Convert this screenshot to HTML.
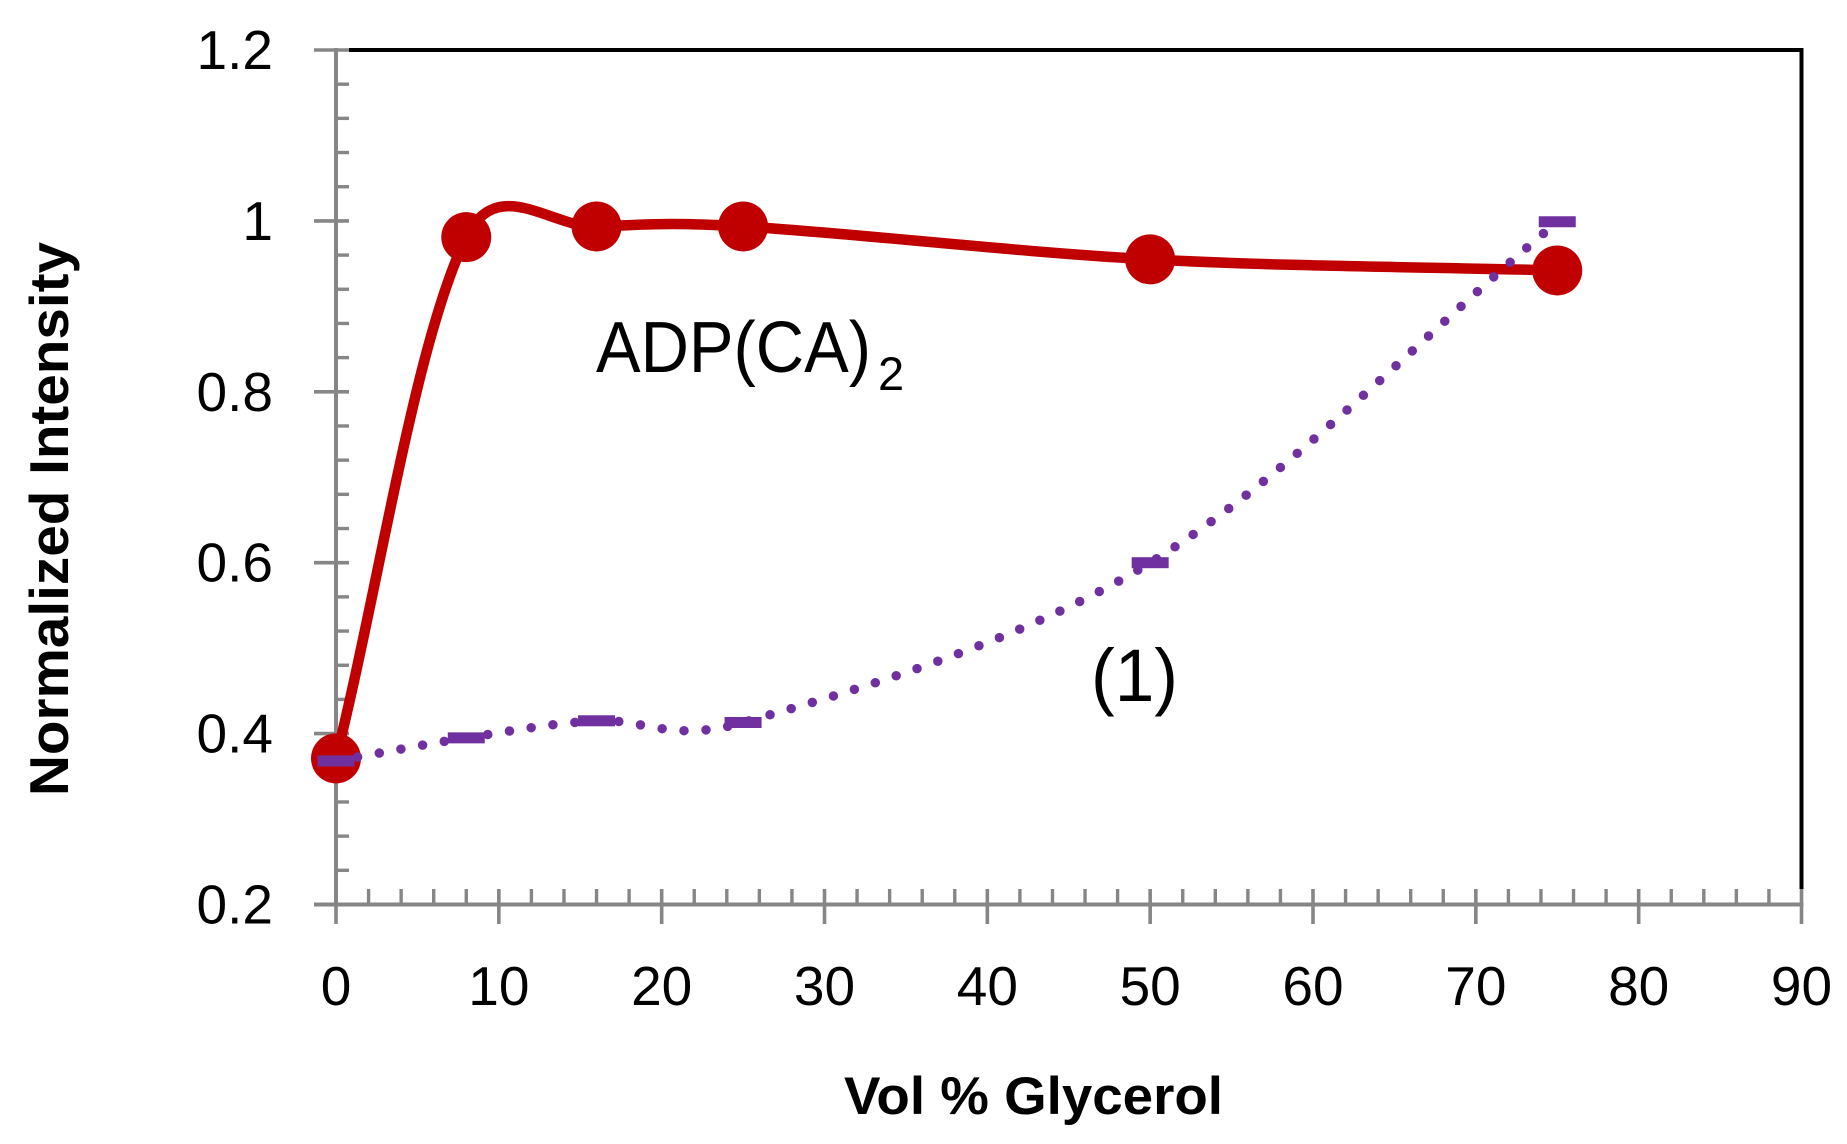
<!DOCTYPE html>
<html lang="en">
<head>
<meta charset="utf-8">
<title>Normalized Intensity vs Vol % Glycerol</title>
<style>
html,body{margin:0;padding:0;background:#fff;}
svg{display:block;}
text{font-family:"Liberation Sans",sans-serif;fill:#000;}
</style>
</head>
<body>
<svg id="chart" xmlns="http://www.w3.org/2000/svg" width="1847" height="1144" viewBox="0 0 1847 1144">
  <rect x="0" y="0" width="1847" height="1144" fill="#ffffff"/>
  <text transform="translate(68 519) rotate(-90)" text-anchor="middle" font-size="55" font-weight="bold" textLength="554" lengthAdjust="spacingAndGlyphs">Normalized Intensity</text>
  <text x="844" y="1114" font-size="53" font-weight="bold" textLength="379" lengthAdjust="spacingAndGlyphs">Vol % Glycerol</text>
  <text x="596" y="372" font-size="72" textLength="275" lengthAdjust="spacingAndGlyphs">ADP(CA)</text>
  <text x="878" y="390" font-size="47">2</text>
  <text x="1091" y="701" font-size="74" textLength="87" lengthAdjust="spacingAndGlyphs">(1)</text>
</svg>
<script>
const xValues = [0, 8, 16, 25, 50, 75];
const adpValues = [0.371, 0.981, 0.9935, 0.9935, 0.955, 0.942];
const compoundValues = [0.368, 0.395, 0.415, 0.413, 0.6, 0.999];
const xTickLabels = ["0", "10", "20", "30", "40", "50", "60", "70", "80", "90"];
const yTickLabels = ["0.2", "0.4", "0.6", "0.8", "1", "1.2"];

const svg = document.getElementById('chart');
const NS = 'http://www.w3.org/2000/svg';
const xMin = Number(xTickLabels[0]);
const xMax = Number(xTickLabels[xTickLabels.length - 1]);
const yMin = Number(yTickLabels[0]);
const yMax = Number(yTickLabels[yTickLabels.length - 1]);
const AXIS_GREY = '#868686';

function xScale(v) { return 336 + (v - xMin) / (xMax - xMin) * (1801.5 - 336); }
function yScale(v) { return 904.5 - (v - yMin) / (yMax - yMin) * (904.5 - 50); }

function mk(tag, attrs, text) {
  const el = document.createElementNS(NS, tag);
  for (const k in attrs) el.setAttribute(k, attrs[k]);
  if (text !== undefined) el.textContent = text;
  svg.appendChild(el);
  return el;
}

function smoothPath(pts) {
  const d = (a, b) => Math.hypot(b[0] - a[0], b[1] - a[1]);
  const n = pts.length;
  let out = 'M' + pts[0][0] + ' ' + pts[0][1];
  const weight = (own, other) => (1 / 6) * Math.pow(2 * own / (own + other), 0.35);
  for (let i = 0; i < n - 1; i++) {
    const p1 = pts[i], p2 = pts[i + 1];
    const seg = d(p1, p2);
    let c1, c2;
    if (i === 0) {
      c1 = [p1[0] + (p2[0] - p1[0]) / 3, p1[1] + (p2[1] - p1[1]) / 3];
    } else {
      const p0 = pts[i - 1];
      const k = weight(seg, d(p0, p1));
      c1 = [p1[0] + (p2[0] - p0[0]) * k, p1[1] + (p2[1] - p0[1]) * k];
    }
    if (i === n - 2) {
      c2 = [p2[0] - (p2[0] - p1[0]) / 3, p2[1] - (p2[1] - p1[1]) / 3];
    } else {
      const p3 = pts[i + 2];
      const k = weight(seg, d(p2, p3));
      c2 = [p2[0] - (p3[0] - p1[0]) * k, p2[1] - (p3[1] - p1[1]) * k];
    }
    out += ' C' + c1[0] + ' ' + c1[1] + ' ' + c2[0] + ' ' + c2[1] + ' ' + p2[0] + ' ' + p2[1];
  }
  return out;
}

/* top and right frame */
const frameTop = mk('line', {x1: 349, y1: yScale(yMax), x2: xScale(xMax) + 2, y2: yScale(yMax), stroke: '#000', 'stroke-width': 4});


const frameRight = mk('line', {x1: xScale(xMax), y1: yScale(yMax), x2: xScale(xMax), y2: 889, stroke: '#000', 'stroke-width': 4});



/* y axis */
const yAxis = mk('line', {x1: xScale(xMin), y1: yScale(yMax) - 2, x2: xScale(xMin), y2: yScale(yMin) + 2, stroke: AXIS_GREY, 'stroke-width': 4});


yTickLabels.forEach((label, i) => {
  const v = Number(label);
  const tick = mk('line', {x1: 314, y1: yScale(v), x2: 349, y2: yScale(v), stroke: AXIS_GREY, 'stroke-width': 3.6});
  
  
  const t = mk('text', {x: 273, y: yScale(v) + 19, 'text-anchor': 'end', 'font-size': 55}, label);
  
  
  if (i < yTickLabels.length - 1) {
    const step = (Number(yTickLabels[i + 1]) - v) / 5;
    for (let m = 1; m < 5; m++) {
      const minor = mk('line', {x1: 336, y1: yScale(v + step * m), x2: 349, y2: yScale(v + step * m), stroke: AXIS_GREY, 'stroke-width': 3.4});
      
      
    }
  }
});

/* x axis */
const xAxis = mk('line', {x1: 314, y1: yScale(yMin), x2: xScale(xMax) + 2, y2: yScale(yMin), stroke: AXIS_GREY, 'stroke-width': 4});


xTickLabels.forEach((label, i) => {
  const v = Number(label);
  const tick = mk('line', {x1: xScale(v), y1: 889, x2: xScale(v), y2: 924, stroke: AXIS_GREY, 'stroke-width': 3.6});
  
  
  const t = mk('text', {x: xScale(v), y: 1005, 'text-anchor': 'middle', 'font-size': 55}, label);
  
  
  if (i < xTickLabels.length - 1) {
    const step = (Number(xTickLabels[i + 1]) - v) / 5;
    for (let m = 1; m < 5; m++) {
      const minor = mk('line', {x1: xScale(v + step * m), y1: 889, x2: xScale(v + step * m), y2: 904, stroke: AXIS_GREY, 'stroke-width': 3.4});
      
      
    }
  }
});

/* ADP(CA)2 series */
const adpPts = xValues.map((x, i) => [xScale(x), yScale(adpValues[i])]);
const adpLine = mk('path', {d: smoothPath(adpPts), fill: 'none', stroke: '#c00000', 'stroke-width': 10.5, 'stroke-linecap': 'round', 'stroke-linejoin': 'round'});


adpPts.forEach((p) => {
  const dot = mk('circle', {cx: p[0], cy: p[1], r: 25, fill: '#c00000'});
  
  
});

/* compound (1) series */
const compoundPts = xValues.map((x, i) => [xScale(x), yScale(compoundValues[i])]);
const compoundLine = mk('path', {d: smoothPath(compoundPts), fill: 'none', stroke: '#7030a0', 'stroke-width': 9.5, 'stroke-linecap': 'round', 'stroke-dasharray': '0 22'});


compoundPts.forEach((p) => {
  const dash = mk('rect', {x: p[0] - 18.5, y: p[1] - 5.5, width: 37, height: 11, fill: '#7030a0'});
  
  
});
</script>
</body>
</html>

• **What needs to be done**
Return the listing above in full and without alteration, excluding its pictures.

• **Answer to the task**
Convert this screenshot to HTML.
<!DOCTYPE html>
<html lang="en">
<head>
<meta charset="utf-8">
<title>Normalized Intensity vs Vol % Glycerol</title>
<style>
html,body{margin:0;padding:0;background:#fff;}
svg{display:block;}
text{font-family:"Liberation Sans",sans-serif;fill:#000;}
</style>
</head>
<body>
<svg id="chart" xmlns="http://www.w3.org/2000/svg" width="1847" height="1144" viewBox="0 0 1847 1144">
  <rect x="0" y="0" width="1847" height="1144" fill="#ffffff"/>
  <text transform="translate(68 519) rotate(-90)" text-anchor="middle" font-size="55" font-weight="bold" textLength="554" lengthAdjust="spacingAndGlyphs">Normalized Intensity</text>
  <text x="844" y="1114" font-size="53" font-weight="bold" textLength="379" lengthAdjust="spacingAndGlyphs">Vol % Glycerol</text>
  <text x="596" y="372" font-size="72" textLength="275" lengthAdjust="spacingAndGlyphs">ADP(CA)</text>
  <text x="878" y="390" font-size="47">2</text>
  <text x="1091" y="701" font-size="74" textLength="87" lengthAdjust="spacingAndGlyphs">(1)</text>
</svg>
<script>
const xValues = [0, 8, 16, 25, 50, 75];
const adpValues = [0.371, 0.981, 0.9935, 0.9935, 0.955, 0.942];
const compoundValues = [0.368, 0.395, 0.415, 0.413, 0.6, 0.999];
const xTickLabels = ["0", "10", "20", "30", "40", "50", "60", "70", "80", "90"];
const yTickLabels = ["0.2", "0.4", "0.6", "0.8", "1", "1.2"];

const svg = document.getElementById('chart');
const NS = 'http://www.w3.org/2000/svg';
const xMin = Number(xTickLabels[0]);
const xMax = Number(xTickLabels[xTickLabels.length - 1]);
const yMin = Number(yTickLabels[0]);
const yMax = Number(yTickLabels[yTickLabels.length - 1]);
const AXIS_GREY = '#868686';

function xScale(v) { return 336 + (v - xMin) / (xMax - xMin) * (1801.5 - 336); }
function yScale(v) { return 904.5 - (v - yMin) / (yMax - yMin) * (904.5 - 50); }

function mk(tag, attrs, text) {
  const el = document.createElementNS(NS, tag);
  for (const k in attrs) el.setAttribute(k, attrs[k]);
  if (text !== undefined) el.textContent = text;
  svg.appendChild(el);
  return el;
}

function smoothPath(pts) {
  const d = (a, b) => Math.hypot(b[0] - a[0], b[1] - a[1]);
  const n = pts.length;
  let out = 'M' + pts[0][0] + ' ' + pts[0][1];
  const weight = (own, other) => (1 / 6) * Math.pow(2 * own / (own + other), 0.35);
  for (let i = 0; i < n - 1; i++) {
    const p1 = pts[i], p2 = pts[i + 1];
    const seg = d(p1, p2);
    let c1, c2;
    if (i === 0) {
      c1 = [p1[0] + (p2[0] - p1[0]) / 3, p1[1] + (p2[1] - p1[1]) / 3];
    } else {
      const p0 = pts[i - 1];
      const k = weight(seg, d(p0, p1));
      c1 = [p1[0] + (p2[0] - p0[0]) * k, p1[1] + (p2[1] - p0[1]) * k];
    }
    if (i === n - 2) {
      c2 = [p2[0] - (p2[0] - p1[0]) / 3, p2[1] - (p2[1] - p1[1]) / 3];
    } else {
      const p3 = pts[i + 2];
      const k = weight(seg, d(p2, p3));
      c2 = [p2[0] - (p3[0] - p1[0]) * k, p2[1] - (p3[1] - p1[1]) * k];
    }
    out += ' C' + c1[0] + ' ' + c1[1] + ' ' + c2[0] + ' ' + c2[1] + ' ' + p2[0] + ' ' + p2[1];
  }
  return out;
}

/* top and right frame */
const frameTop = mk('line', {x1: 349, y1: yScale(yMax), x2: xScale(xMax) + 2, y2: yScale(yMax), stroke: '#000', 'stroke-width': 4});


const frameRight = mk('line', {x1: xScale(xMax), y1: yScale(yMax), x2: xScale(xMax), y2: 889, stroke: '#000', 'stroke-width': 4});



/* y axis */
const yAxis = mk('line', {x1: xScale(xMin), y1: yScale(yMax) - 2, x2: xScale(xMin), y2: yScale(yMin) + 2, stroke: AXIS_GREY, 'stroke-width': 4});


yTickLabels.forEach((label, i) => {
  const v = Number(label);
  const tick = mk('line', {x1: 314, y1: yScale(v), x2: 349, y2: yScale(v), stroke: AXIS_GREY, 'stroke-width': 3.6});
  
  
  const t = mk('text', {x: 273, y: yScale(v) + 19, 'text-anchor': 'end', 'font-size': 55}, label);
  
  
  if (i < yTickLabels.length - 1) {
    const step = (Number(yTickLabels[i + 1]) - v) / 5;
    for (let m = 1; m < 5; m++) {
      const minor = mk('line', {x1: 336, y1: yScale(v + step * m), x2: 349, y2: yScale(v + step * m), stroke: AXIS_GREY, 'stroke-width': 3.4});
      
      
    }
  }
});

/* x axis */
const xAxis = mk('line', {x1: 314, y1: yScale(yMin), x2: xScale(xMax) + 2, y2: yScale(yMin), stroke: AXIS_GREY, 'stroke-width': 4});


xTickLabels.forEach((label, i) => {
  const v = Number(label);
  const tick = mk('line', {x1: xScale(v), y1: 889, x2: xScale(v), y2: 924, stroke: AXIS_GREY, 'stroke-width': 3.6});
  
  
  const t = mk('text', {x: xScale(v), y: 1005, 'text-anchor': 'middle', 'font-size': 55}, label);
  
  
  if (i < xTickLabels.length - 1) {
    const step = (Number(xTickLabels[i + 1]) - v) / 5;
    for (let m = 1; m < 5; m++) {
      const minor = mk('line', {x1: xScale(v + step * m), y1: 889, x2: xScale(v + step * m), y2: 904, stroke: AXIS_GREY, 'stroke-width': 3.4});
      
      
    }
  }
});

/* ADP(CA)2 series */
const adpPts = xValues.map((x, i) => [xScale(x), yScale(adpValues[i])]);
const adpLine = mk('path', {d: smoothPath(adpPts), fill: 'none', stroke: '#c00000', 'stroke-width': 10.5, 'stroke-linecap': 'round', 'stroke-linejoin': 'round'});


adpPts.forEach((p) => {
  const dot = mk('circle', {cx: p[0], cy: p[1], r: 25, fill: '#c00000'});
  
  
});

/* compound (1) series */
const compoundPts = xValues.map((x, i) => [xScale(x), yScale(compoundValues[i])]);
const compoundLine = mk('path', {d: smoothPath(compoundPts), fill: 'none', stroke: '#7030a0', 'stroke-width': 9.5, 'stroke-linecap': 'round', 'stroke-dasharray': '0 22'});


compoundPts.forEach((p) => {
  const dash = mk('rect', {x: p[0] - 18.5, y: p[1] - 5.5, width: 37, height: 11, fill: '#7030a0'});
  
  
});
</script>
</body>
</html>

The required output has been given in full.